* **Data**:

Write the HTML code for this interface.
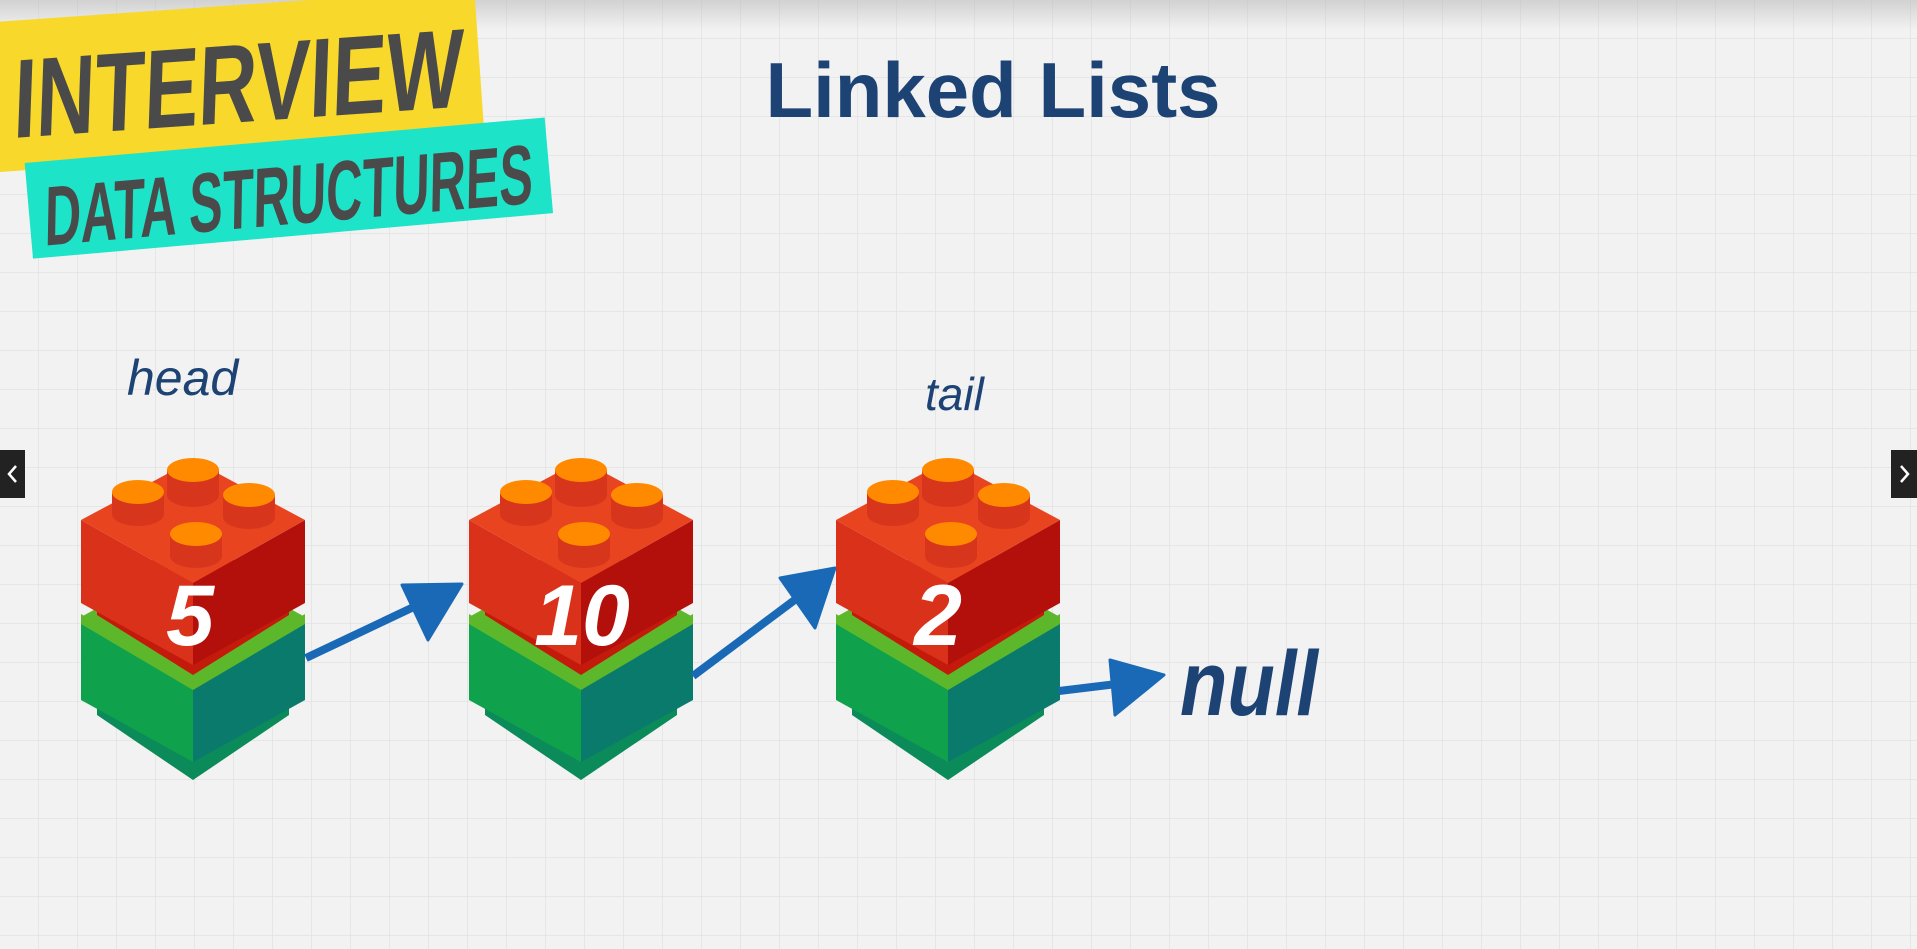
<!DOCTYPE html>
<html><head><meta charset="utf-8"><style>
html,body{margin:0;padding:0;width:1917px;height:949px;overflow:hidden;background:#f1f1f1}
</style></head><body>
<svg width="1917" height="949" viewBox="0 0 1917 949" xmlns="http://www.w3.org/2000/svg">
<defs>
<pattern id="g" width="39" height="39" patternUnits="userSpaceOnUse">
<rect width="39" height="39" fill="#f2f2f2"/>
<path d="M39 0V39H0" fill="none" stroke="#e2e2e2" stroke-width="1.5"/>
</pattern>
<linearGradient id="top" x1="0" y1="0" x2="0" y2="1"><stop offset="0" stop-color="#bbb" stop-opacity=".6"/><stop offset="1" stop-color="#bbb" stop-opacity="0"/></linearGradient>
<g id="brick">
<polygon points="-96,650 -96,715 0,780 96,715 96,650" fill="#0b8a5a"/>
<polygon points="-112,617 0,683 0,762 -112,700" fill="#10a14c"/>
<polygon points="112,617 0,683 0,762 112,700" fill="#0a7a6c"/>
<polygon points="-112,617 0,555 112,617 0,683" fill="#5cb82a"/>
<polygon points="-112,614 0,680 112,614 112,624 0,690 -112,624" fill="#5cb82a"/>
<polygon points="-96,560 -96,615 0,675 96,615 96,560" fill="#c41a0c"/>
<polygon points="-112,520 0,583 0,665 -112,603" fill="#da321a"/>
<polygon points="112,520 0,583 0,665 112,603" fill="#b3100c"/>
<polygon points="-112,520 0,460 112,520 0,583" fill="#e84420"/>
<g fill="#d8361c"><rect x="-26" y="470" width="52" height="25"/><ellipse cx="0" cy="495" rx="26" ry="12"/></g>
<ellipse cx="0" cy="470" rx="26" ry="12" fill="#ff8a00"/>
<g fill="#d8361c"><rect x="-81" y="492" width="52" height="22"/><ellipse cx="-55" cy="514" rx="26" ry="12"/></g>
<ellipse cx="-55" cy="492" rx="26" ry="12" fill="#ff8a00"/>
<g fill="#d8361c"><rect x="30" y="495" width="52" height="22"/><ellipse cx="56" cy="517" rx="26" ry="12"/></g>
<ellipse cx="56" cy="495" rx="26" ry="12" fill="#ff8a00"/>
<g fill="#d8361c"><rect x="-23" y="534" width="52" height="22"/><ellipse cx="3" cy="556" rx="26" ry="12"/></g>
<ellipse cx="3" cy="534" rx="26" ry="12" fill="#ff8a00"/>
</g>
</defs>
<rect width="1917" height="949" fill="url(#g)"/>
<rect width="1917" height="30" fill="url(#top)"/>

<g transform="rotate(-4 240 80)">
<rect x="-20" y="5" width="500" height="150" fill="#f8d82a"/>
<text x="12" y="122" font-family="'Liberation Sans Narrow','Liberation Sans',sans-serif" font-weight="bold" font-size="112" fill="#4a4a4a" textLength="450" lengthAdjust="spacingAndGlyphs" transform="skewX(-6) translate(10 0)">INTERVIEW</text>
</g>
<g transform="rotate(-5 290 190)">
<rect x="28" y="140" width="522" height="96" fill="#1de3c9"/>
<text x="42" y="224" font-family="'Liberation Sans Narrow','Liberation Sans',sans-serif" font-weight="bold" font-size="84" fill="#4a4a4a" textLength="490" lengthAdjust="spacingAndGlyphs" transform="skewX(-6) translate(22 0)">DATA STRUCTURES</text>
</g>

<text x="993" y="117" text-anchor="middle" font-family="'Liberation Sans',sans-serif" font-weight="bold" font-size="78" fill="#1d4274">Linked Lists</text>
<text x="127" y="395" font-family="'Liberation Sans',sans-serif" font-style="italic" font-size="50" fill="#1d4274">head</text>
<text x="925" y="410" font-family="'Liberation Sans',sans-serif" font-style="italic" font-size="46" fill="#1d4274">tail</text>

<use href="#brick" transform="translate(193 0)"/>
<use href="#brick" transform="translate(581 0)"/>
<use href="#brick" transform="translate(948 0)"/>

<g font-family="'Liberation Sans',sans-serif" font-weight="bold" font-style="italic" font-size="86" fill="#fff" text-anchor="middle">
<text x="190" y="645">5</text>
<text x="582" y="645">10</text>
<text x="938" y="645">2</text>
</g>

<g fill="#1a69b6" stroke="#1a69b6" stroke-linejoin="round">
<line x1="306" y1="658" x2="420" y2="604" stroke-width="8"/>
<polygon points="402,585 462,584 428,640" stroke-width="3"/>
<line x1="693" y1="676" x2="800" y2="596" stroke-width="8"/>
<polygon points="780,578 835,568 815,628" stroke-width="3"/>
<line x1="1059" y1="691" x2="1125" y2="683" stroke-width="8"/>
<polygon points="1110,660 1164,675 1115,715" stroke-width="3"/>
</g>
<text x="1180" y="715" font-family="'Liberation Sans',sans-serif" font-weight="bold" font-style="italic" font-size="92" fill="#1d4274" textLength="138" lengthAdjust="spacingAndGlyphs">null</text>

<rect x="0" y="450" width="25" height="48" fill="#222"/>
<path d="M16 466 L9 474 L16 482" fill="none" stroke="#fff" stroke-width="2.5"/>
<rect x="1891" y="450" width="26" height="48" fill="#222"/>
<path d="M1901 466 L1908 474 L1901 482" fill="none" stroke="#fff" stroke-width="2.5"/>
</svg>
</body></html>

* **What to work on**: Transcribe all the lines above exactly, apart from the pictures.

* **Solution for this problem**:
Write the HTML code for this interface.
<!DOCTYPE html>
<html><head><meta charset="utf-8"><style>
html,body{margin:0;padding:0;width:1917px;height:949px;overflow:hidden;background:#f1f1f1}
</style></head><body>
<svg width="1917" height="949" viewBox="0 0 1917 949" xmlns="http://www.w3.org/2000/svg">
<defs>
<pattern id="g" width="39" height="39" patternUnits="userSpaceOnUse">
<rect width="39" height="39" fill="#f2f2f2"/>
<path d="M39 0V39H0" fill="none" stroke="#e2e2e2" stroke-width="1.5"/>
</pattern>
<linearGradient id="top" x1="0" y1="0" x2="0" y2="1"><stop offset="0" stop-color="#bbb" stop-opacity=".6"/><stop offset="1" stop-color="#bbb" stop-opacity="0"/></linearGradient>
<g id="brick">
<polygon points="-96,650 -96,715 0,780 96,715 96,650" fill="#0b8a5a"/>
<polygon points="-112,617 0,683 0,762 -112,700" fill="#10a14c"/>
<polygon points="112,617 0,683 0,762 112,700" fill="#0a7a6c"/>
<polygon points="-112,617 0,555 112,617 0,683" fill="#5cb82a"/>
<polygon points="-112,614 0,680 112,614 112,624 0,690 -112,624" fill="#5cb82a"/>
<polygon points="-96,560 -96,615 0,675 96,615 96,560" fill="#c41a0c"/>
<polygon points="-112,520 0,583 0,665 -112,603" fill="#da321a"/>
<polygon points="112,520 0,583 0,665 112,603" fill="#b3100c"/>
<polygon points="-112,520 0,460 112,520 0,583" fill="#e84420"/>
<g fill="#d8361c"><rect x="-26" y="470" width="52" height="25"/><ellipse cx="0" cy="495" rx="26" ry="12"/></g>
<ellipse cx="0" cy="470" rx="26" ry="12" fill="#ff8a00"/>
<g fill="#d8361c"><rect x="-81" y="492" width="52" height="22"/><ellipse cx="-55" cy="514" rx="26" ry="12"/></g>
<ellipse cx="-55" cy="492" rx="26" ry="12" fill="#ff8a00"/>
<g fill="#d8361c"><rect x="30" y="495" width="52" height="22"/><ellipse cx="56" cy="517" rx="26" ry="12"/></g>
<ellipse cx="56" cy="495" rx="26" ry="12" fill="#ff8a00"/>
<g fill="#d8361c"><rect x="-23" y="534" width="52" height="22"/><ellipse cx="3" cy="556" rx="26" ry="12"/></g>
<ellipse cx="3" cy="534" rx="26" ry="12" fill="#ff8a00"/>
</g>
</defs>
<rect width="1917" height="949" fill="url(#g)"/>
<rect width="1917" height="30" fill="url(#top)"/>

<g transform="rotate(-4 240 80)">
<rect x="-20" y="5" width="500" height="150" fill="#f8d82a"/>
<text x="12" y="122" font-family="'Liberation Sans Narrow','Liberation Sans',sans-serif" font-weight="bold" font-size="112" fill="#4a4a4a" textLength="450" lengthAdjust="spacingAndGlyphs" transform="skewX(-6) translate(10 0)">INTERVIEW</text>
</g>
<g transform="rotate(-5 290 190)">
<rect x="28" y="140" width="522" height="96" fill="#1de3c9"/>
<text x="42" y="224" font-family="'Liberation Sans Narrow','Liberation Sans',sans-serif" font-weight="bold" font-size="84" fill="#4a4a4a" textLength="490" lengthAdjust="spacingAndGlyphs" transform="skewX(-6) translate(22 0)">DATA STRUCTURES</text>
</g>

<text x="993" y="117" text-anchor="middle" font-family="'Liberation Sans',sans-serif" font-weight="bold" font-size="78" fill="#1d4274">Linked Lists</text>
<text x="127" y="395" font-family="'Liberation Sans',sans-serif" font-style="italic" font-size="50" fill="#1d4274">head</text>
<text x="925" y="410" font-family="'Liberation Sans',sans-serif" font-style="italic" font-size="46" fill="#1d4274">tail</text>

<use href="#brick" transform="translate(193 0)"/>
<use href="#brick" transform="translate(581 0)"/>
<use href="#brick" transform="translate(948 0)"/>

<g font-family="'Liberation Sans',sans-serif" font-weight="bold" font-style="italic" font-size="86" fill="#fff" text-anchor="middle">
<text x="190" y="645">5</text>
<text x="582" y="645">10</text>
<text x="938" y="645">2</text>
</g>

<g fill="#1a69b6" stroke="#1a69b6" stroke-linejoin="round">
<line x1="306" y1="658" x2="420" y2="604" stroke-width="8"/>
<polygon points="402,585 462,584 428,640" stroke-width="3"/>
<line x1="693" y1="676" x2="800" y2="596" stroke-width="8"/>
<polygon points="780,578 835,568 815,628" stroke-width="3"/>
<line x1="1059" y1="691" x2="1125" y2="683" stroke-width="8"/>
<polygon points="1110,660 1164,675 1115,715" stroke-width="3"/>
</g>
<text x="1180" y="715" font-family="'Liberation Sans',sans-serif" font-weight="bold" font-style="italic" font-size="92" fill="#1d4274" textLength="138" lengthAdjust="spacingAndGlyphs">null</text>

<rect x="0" y="450" width="25" height="48" fill="#222"/>
<path d="M16 466 L9 474 L16 482" fill="none" stroke="#fff" stroke-width="2.5"/>
<rect x="1891" y="450" width="26" height="48" fill="#222"/>
<path d="M1901 466 L1908 474 L1901 482" fill="none" stroke="#fff" stroke-width="2.5"/>
</svg>
</body></html>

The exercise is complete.